Bucketname: The OSS bucket designated to keep data earlier.
Endpoint: Any endpoint in any region can be queried using OSS Endpoint.
Bucketpath: The OSS path designated to keep data earlier.

Click Run to complete creating the data table.
Note:
● Use only one statement in every paragraph, and create the same number of paragraphs as sentences.
● No statement should end with a semicolon.
ii. Preview data.
You can use the following statements to preview the first 100 data entries.

select * from user_info limit 100


iii. Try a simple query.
Enter and run the following SQL statements in different paragraphs, and observe the outputs.
Query the total number of users

select count(*) from user_info

Query the total number of videos
select count(*) from video_info

Query the total number of playbacks
select count(*) from play_info

iv. Complex query composition.
You are now able to use simple SQL to compile some simple queries in Notebook. Now let's try some more complex analysis.
a) Let's take a look at the ranking of the most viewed videos.
select video.id, video.title, video.type, video_count.count from (select video_id, count(video_id) as count from play_video group by video_id order by count desc limit 10) video_count join video_info video on (video_count.video_id = video.id) order by count desc

Display the top 10 most viewed videos and their details.

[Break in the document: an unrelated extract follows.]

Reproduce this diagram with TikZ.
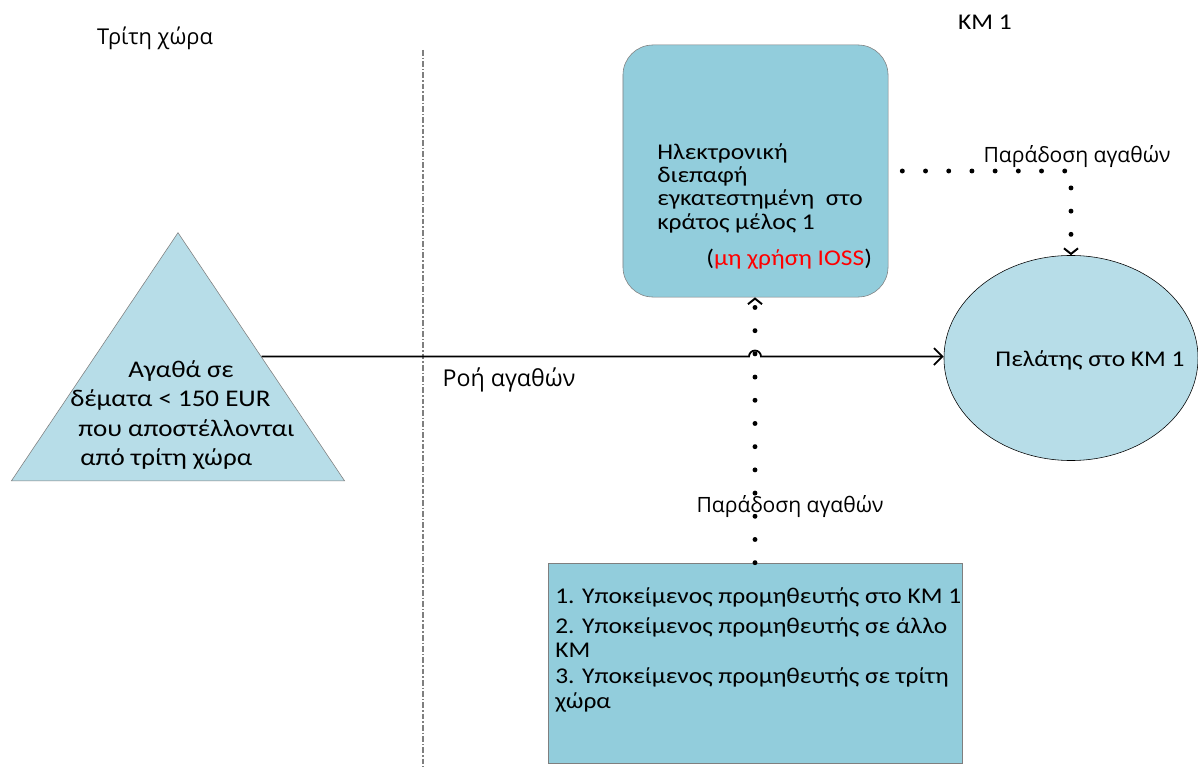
\documentclass[tikz,border=0pt]{standalone}
\usepackage{fontspec}
\setmainfont{Carlito}[FakeStretch=1.13]
\newfontfamily\grsans{Open Sans}
\usepackage{tikz}
\usetikzlibrary{arrows.meta, shapes.geometric, positioning}
\definecolor{boxblue}{HTML}{92CDDC}
\definecolor{paleblue}{HTML}{B7DDE8}
\definecolor{rimgray}{HTML}{7F7F7F}

\begin{document}
\begin{tikzpicture}[x=0.025cm, y=-0.025cm,
    box/.style={draw=rimgray, fill=boxblue, inner sep=0pt},
    txt/.style={font=\fontsize{16}{16.6}\selectfont, align=left, inner sep=0pt},
    lbl/.style={font=\grsans\fontsize{15}{17}\selectfont, inner sep=0pt},
    dots/.style={line width=3.5pt, line cap=round, dash pattern=on 0pt off 16.5pt,
        -{Straight Barb[line width=1.4pt, length=4pt, width=10pt]}},
    flow/.style={line width=1.3pt, -{Straight Barb[length=6pt, width=12pt]}}]
    \useasboundingbox (0,0) rectangle (1198,767);

    % frontier
    \coordinate (divtop) at (423,50);
    \coordinate (divbot) at (423,767);
    \draw[rimgray, line width=0.9pt, dash pattern=on 4pt off 1.5pt on 1pt off 1.5pt] (divtop) -- (divbot);

    \node[lbl, font=\grsans\fontsize{15.5}{17}\selectfont] (third) at (155,38) {Τρίτη χώρα};
    \node[font=\fontsize{16}{18}\selectfont] (ms) at (985,22) {ΚΜ 1};

    % shapes
    \node[isosceles triangle, shape border rotate=90, isosceles triangle stretches,
        draw=rimgray, fill=paleblue, inner sep=0pt, minimum width=8.325cm,
        minimum height=6.2cm, anchor=apex] (goods) at (178,232) {};
    \node[txt, font=\fontsize{17}{21}\selectfont, anchor=west] (goodstxt) at (70,415)
        {\hspace*{1.45cm}Αγαθά σε\\δέματα < 150 EUR\\\hspace*{0.2cm}που αποστέλλονται\\\hspace*{0.25cm}από τρίτη χώρα};

    \node[box, rounded corners=0.75cm, minimum width=6.625cm, minimum height=6.3cm] (iface) at (755.5,171) {};
    \node[txt, anchor=north west] (ifacetxt) at (657,143)
        {Ηλεκτρονική\\διεπαφή\\εγκατεστημένη~~στο\\κράτος μέλος 1\\[9pt]\hspace*{1.225cm}(\textcolor{red}{μη χρήση IOSS})};

    \node[ellipse, draw, fill=paleblue, minimum width=6.35cm, minimum height=5.125cm] (client) at (1071,358) {};
    \node[txt] (clienttxt) at (1090,360) {Πελάτης στο ΚΜ 1};

    \node[box, minimum width=10.35cm, minimum height=5cm] (supplier) at (755,663) {};
    \node[txt, font=\fontsize{16}{17.5}\selectfont, anchor=north west] (suppliertxt) at (555,587)
        {1. Υποκείμενος προμηθευτής στο ΚΜ 1\\[4pt]2. Υποκείμενος προμηθευτής σε άλλο\\ΚΜ\\[1pt]3. Υποκείμενος προμηθευτής σε τρίτη\\χώρα};

    % labels
    \node[lbl, font=\grsans\fontsize{16.5}{18}\selectfont] (flowlbl) at (509,380) {Ροή αγαθών};
    \node[lbl] (deliv1) at (1077,157) {Παράδοση αγαθών};
    \node[lbl] (deliv2) at (790,507) {Παράδοση αγαθών};

    % connectors
    \coordinate (hop) at (supplier.north |- goods.right side);
    \draw[flow] (goods.right side) -- ([xshift=-0.15cm]hop) arc[start angle=180, end angle=0, radius=0.15cm] -- (client.west |- hop);
    \draw[dots] (supplier.north) -- (supplier.north |- iface.south);
    \draw[dots, shorten <=0.35cm] (iface.east) -| (client.north);
\end{tikzpicture}
\end{document}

b) Age distribution of viewers of the most viewed videos.

select age , count(*) as count from (select distinct(user_id) from play_video where video_id =49 ) play join user_info userinfo on (play.user_id = userinfo.id) group by userinfo.age order by count desc

Examine the age distribution of the video viewers.

You are welcome to explore other intriguing data analysis techniques. Remember to close the Pay-As-You-Go cluster after you complete testing.

Conclusion
This article introduces how to use Alibaba Cloud's E-MapReduce to analyze the data of a website. E-MapReduce is ideal for website operations and business growth. The example used in this article is just a rudimentary analysis. For data analysis and mining with higher complexity, you will need to consider the specific needs of a business or website.